Low Voltage Systems Breakdown
| System | Scope in This Renovation | Complexity |
|---|---|---|
| Nurse Call | New ICU and refurbished patient rooms on floors 4–7; code-driven replacement during relocation | High |
| Fire Alarm | Phased device replacement and re-zoning across four floors plus new penthouse; interim life safety measures required | High |
| Access Control | ICU entry control, pharmacy/med room security, penthouse and mechanical space restriction | Medium |
| CCTV | Corridor, entry, and unit coverage updated as floors turn over | Medium |
| DAS | Coverage verification and remediation after wall reconfiguration and new penthouse steel | Medium |
ICU relocations are among the most LV-dense renovation types in healthcare. Critical care rooms carry the highest device density in a hospital — patient monitoring integration, nurse call with code-blue stations, and cabling that must be coordinated with medical gas and headwall packages, all installed under infection-control constraints while adjacent floors remain occupied.
Estimated Low Voltage Value: $490K
The permit record does not include a pre-computed LV value, so we apply Signal's hospital renovation benchmark. Healthcare projects typically carry 5–8% of construction value in low voltage scope; because this project's headline value is weighted toward mechanical work (new air conditioning and the rooftop penthouse), we apply 6%, putting the estimated LV opportunity at roughly $490,000. The nurse call and fire alarm packages are the anchors, with access control, CCTV, and DAS remediation rounding out the scope.
Skills & Certifications
- BICSI RCDD / installer certs — hospital-grade structured cabling standards
- Nurse call manufacturer certifications — Rauland Responder, Hillrom, or Ascom are the common URMC-region platforms
- NICET Fire Alarm Level II+ — phased retrofit with interim life safety measures (NFPA 101)

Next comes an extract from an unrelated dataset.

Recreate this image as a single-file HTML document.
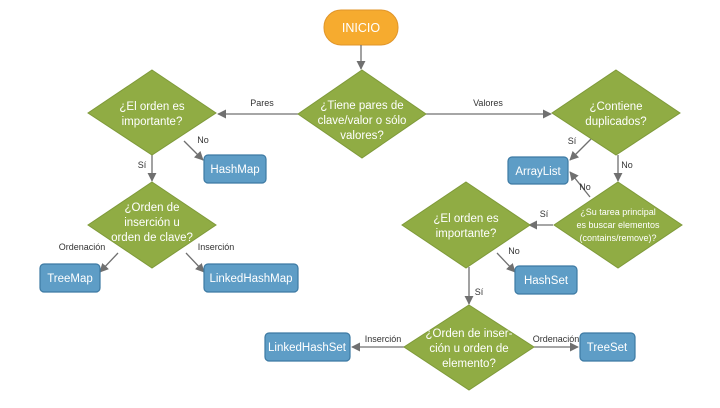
<!DOCTYPE html>
<html><head><meta charset="utf-8"><style>
html,body{margin:0;padding:0;background:#fff;width:720px;height:408px;overflow:hidden}
svg{display:block}
.d{fill:#90ac44;stroke:#7f9a3a;stroke-width:1}
.b{fill:#5e9dc6;stroke:#3d7aa3;stroke-width:1.2}
.t{font-family:"Liberation Sans",sans-serif;fill:#fff;font-size:11.5px;text-anchor:middle}
.s{font-family:"Liberation Sans",sans-serif;fill:#333;font-size:9px;text-anchor:middle}
.l{stroke:#707070;stroke-width:1.3;fill:none;marker-end:url(#a)}
</style></head><body>
<svg width="720" height="408" viewBox="0 0 720 408" xmlns="http://www.w3.org/2000/svg">
<defs><marker id="a" viewBox="0 0 10 10" refX="9" refY="5" markerWidth="7" markerHeight="7" orient="auto"><path d="M0,0 L10,5 L0,10 z" fill="#707070"/></marker></defs>
<rect x="324" y="10" width="74" height="35" rx="17" fill="#f6ab2f" stroke="#e0952a"/>
<text class="t" x="361" y="32" style="font-size:12.5px">INICIO</text>
<path class="l" d="M361 45 V69"/>
<path class="l" d="M298 114 H218"/>
<path class="l" d="M426 114 H551"/>
<path class="l" d="M152 155 V181"/>
<path class="l" d="M184 141 L203 160"/>
<path class="l" d="M118 253 L100 272"/>
<path class="l" d="M186 253 L204 272"/>
<path class="l" d="M592 138 L570 160"/>
<path class="l" d="M618 155 V181"/>
<path class="l" d="M590 197 L570 172"/>
<path class="l" d="M553 225 H529"/>
<path class="l" d="M497 253 L515 272"/>
<path class="l" d="M469 267 V304"/>
<path class="l" d="M405 347 H352"/>
<path class="l" d="M534 347 H578"/>
<polygon class="d" points="362,70 426,114 362,158 298,114"/>
<text class="t" x="362" y="109">¿Tiene pares de</text><text class="t" x="362" y="124">clave/valor o sólo</text><text class="t" x="362" y="139">valores?</text>
<polygon class="d" points="152,70 216,113 152,155 88,113"/>
<text class="t" x="152" y="110">¿El orden es</text><text class="t" x="152" y="125">importante?</text>
<polygon class="d" points="152,182 216,225 152,268 88,225"/>
<text class="t" x="152" y="211">¿Orden de</text><text class="t" x="152" y="226">inserción u</text><text class="t" x="152" y="241">orden de clave?</text>
<polygon class="d" points="616,70 680,113 616,155 552,113"/>
<text class="t" x="616" y="110">¿Contiene</text><text class="t" x="616" y="125">duplicados?</text>
<polygon class="d" points="618,182 682,225 618,268 554,225"/>
<text class="t" x="618" y="215" style="font-size:9px">¿Su tarea principal</text><text class="t" x="618" y="228" style="font-size:9px">es buscar elementos</text><text class="t" x="618" y="241" style="font-size:9px">(contains/remove)?</text>
<polygon class="d" points="466,182 530,225 466,268 402,225"/>
<text class="t" x="466" y="222">¿El orden es</text><text class="t" x="466" y="237">importante?</text>
<polygon class="d" points="469,305 534,347 469,390 404,347"/>
<text class="t" x="469" y="337">¿Orden de inser-</text><text class="t" x="469" y="352">ción u orden de</text><text class="t" x="469" y="367">elemento?</text>
<rect class="b" x="204" y="155" width="62" height="28" rx="4"/><text class="t" x="235" y="173">HashMap</text>
<rect class="b" x="40" y="264" width="60" height="28" rx="4"/><text class="t" x="70" y="282">TreeMap</text>
<rect class="b" x="204" y="264" width="94" height="28" rx="4"/><text class="t" x="251" y="282">LinkedHashMap</text>
<rect class="b" x="508" y="157" width="60" height="27" rx="4"/><text class="t" x="538" y="175">ArrayList</text>
<rect class="b" x="515" y="266" width="62" height="28" rx="4"/><text class="t" x="546" y="284">HashSet</text>
<rect class="b" x="265" y="333" width="85" height="28" rx="4"/><text class="t" x="307" y="351">LinkedHashSet</text>
<rect class="b" x="580" y="333" width="55" height="28" rx="4"/><text class="t" x="607" y="351">TreeSet</text>
<text class="s" x="262" y="106">Pares</text>
<text class="s" x="488" y="106">Valores</text>
<text class="s" x="203" y="143">No</text>
<text class="s" x="142" y="168">Sí</text>
<text class="s" x="82" y="250">Ordenación</text>
<text class="s" x="216" y="250">Inserción</text>
<text class="s" x="572" y="144">Sí</text>
<text class="s" x="627" y="168">No</text>
<text class="s" x="585" y="190">No</text>
<text class="s" x="544" y="217">Sí</text>
<text class="s" x="514" y="254">No</text>
<text class="s" x="479" y="295">Sí</text>
<text class="s" x="383" y="342">Inserción</text>
<text class="s" x="556" y="342">Ordenación</text>
</svg>
</body></html>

- ICRA training — infection control risk assessment is mandatory for occupied hospital work
- Access control / video manufacturer certs — Genetec, Lenel, Axis commonly specified in healthcare
- HIPAA-aware installation practices — cameras and cabling in patient care areas
Market Signal: Rochester Healthcare Is Building
This permit lands in the middle of the largest healthcare construction wave in Rochester's history. URMC's $650 million Strong Memorial Hospital expansion — the biggest capital project the University of Rochester has ever undertaken — is underway with Turner Construction and Pike, adding a nine-story inpatient tower by 2027. The university has also announced a $240 million orthopaedics campus in Henrietta, and Highland itself plans a six-story ED addition starting construction in late 2026.

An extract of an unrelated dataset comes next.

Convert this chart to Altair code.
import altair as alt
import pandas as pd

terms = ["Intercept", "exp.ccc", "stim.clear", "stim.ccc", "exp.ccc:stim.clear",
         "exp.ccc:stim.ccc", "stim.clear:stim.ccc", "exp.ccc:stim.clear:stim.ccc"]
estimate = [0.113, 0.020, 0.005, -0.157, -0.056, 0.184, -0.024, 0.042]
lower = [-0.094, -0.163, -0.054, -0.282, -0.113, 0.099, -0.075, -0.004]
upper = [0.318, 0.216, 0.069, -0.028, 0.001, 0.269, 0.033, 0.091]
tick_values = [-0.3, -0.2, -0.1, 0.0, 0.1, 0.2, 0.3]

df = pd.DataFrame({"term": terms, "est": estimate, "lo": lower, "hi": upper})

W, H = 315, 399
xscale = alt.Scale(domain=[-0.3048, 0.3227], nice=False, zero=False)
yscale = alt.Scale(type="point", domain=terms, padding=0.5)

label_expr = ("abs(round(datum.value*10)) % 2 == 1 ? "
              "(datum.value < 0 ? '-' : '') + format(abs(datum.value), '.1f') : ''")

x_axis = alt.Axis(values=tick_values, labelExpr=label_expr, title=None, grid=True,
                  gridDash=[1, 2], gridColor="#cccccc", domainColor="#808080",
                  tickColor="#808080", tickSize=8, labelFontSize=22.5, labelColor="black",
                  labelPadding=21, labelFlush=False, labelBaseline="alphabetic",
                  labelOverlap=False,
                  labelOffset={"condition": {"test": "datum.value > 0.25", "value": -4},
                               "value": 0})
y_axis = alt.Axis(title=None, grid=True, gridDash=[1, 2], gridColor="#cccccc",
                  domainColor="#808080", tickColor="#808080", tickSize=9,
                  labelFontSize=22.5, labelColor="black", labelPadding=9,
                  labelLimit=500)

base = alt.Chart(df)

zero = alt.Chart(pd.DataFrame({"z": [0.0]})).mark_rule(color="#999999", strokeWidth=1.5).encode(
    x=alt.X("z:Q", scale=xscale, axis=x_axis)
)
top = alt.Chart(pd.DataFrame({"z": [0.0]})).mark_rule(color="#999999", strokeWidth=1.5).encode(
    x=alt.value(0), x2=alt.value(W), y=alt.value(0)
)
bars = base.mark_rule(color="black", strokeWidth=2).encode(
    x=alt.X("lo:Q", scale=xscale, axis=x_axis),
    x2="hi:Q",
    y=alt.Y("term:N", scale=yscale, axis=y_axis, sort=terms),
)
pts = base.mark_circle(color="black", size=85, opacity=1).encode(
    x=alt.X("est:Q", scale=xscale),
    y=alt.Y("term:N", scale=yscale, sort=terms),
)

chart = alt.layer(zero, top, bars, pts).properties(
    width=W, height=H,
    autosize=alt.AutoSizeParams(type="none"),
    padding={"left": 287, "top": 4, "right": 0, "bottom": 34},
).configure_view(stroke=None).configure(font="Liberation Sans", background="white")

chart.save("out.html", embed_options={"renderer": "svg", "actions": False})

For low voltage contractors in Upstate New York, the signal is clear: URMC-affiliated campuses will generate a steady pipeline of hospital-credentialed LV work — nurse call, fire alarm, security, DAS — for the rest of the decade. Firms that build ICRA-trained crews and healthcare manufacturer certifications now will be positioned for the larger packages coming behind this one.